Im Zitat ist die Rede von Kommissar Theo Krumme und seiner Partnerin Pat. Momentan sind sie im Husumer Hafen unterwegs. Auf einer Segeljacht wurde die Leiche einer Frau gefunden. Es ist Nantje. Zusammen mit ihrem Mann betreibt sie an angesagtes und nicht ganz billiges Fischrestaurant.
Der Autor hat einen fesselnden Nordseekrimi geschrieben. Die Geschichte hat mich schnell in ihren Bann gezogen.
Der Schriftstil passt sich den Gegebenheiten an.
Das Besondere des Buches besteht darin, dass es einen Erzählstrang gibt, der tief in die Vergangenheit ins Jahr 1362 reicht und mit der untergegangenen Stadt Rungholt zu tun hat. Hier stehen Beeke und Oke im Mittelpunkt. Der Abschnitt beginnt mit folgenden Sätzen:

„...Ein stiller, kalter Morgen und die seltsame Ahnung, dass die Welt bald eine andere sein würde. Die kühle Luft prickelte auf ihrer Haut, schmeckte nach Salz und Meer...“

Das Unwetter, das nur wenige Stunden entfernt ist, ahnt keiner, auch Gebhardt nicht, der glaubt, sich wegen seines Reichtums alles herausnehmen zu können.
Doch wenden wir uns der Gegenwart zu. Für Krumme gilt es, einen Mordfall aufzuklären. Sebastian Schreiber, der Mann der Toten, ist ihm unsympathisch und ein möglicher Täter. Dummerweise kennt der nicht nur Pat, sondern lässt auch seine Beziehungen ins Polizeipräsidium spielen, um Krumme auszubremsen. Dabei macht es ihm gar nichts aus, zu lügen wie gedruckt und nur das zuzugeben, was offensichtlich ist.
Obwohl Krumme und Pat eigentlich gut zusammenarbeiten, ergeben sich nun Spannungen, weil sie unterschiedlicher Meinung sind. Krummes Alleingänge sind nicht unbedingt hilfreich. Pat erinnert ihn:

„...Ein guter Kollege und Freund hat mir mal gesagt, man soll sich nicht so sehr von seinem ersten Eindruck leiten lassen...“

Dann aber ist Schreiber plötzlich verschwunden und Krummes Vorgesetzter gründet eine SOKO. Im Gegensatz zu den Kriminalisten weiß ich als Leser, was passiert ist.
Krumme bekommt einen Tag frei, weil er Patenonkel wird. Nicht nur auf seiner Reise nach Hooke, auch an vielen anderen Stellen wird die Landschaft des Nordens liebevoll und mit treffenden Metaphern beschrieben:

„...Diese atemberaubende Weite, die jedes Wort überflüssig machte. Die Ringelgänse, die sich in gewaltigen Schwärmen über das Marsch bewegten. Das Gefühl, so dicht von der Nordsee umgeben zu sein, dass man ein Teil dieser einmaligen Landschaft wurde...“

Auch die Menschen der Gegend werden gut charakterisiert. Manchen fällt es schwer, den Mund auf zu machen. Kurz und bündig ist die Devise. Ab und an blitzt ein sehr feiner Humor auf.
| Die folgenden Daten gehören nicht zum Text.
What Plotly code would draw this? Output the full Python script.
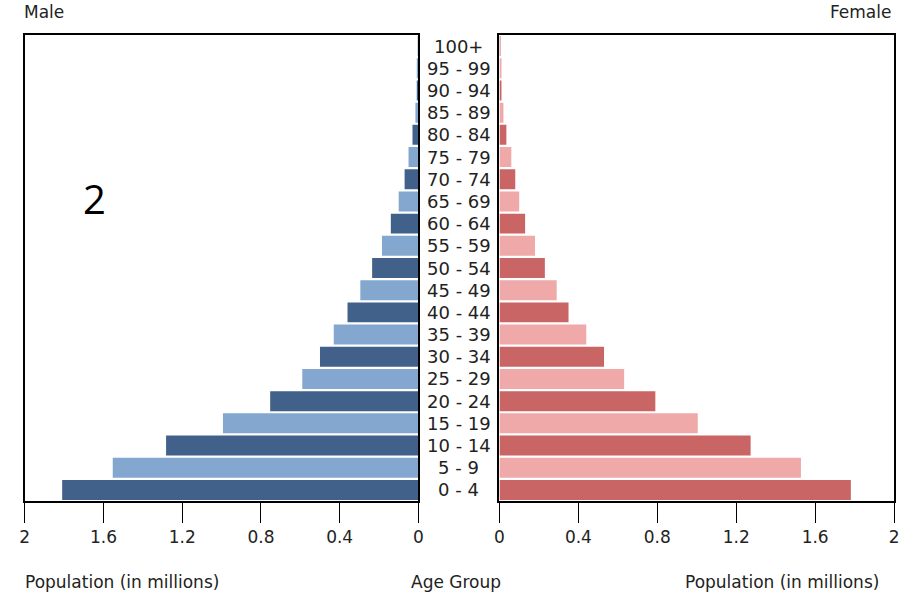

„...So sind wir hier oben an der Küste. Wir lieben die Fremden. Aber nur, wenn sie brav ihre Kurtaxe zahlen und am Ende des Urlaubs wieder nach Hause fahren...“

Das Buch zeichnet sich durch einen hohen Spannungsbogen und gut ausgearbeitete Dialoge aus. Obwohl Pat von ihren vier Kollegen der SOKO in Krummes Abwesenheit aus Abstellgleis geschoben wird, ist sie diejenige, die letztendlich das notwendige Puzzleteil findet, um den Fall zu lösen.
Die Geschichte hat mir ausgezeichnet gefallen.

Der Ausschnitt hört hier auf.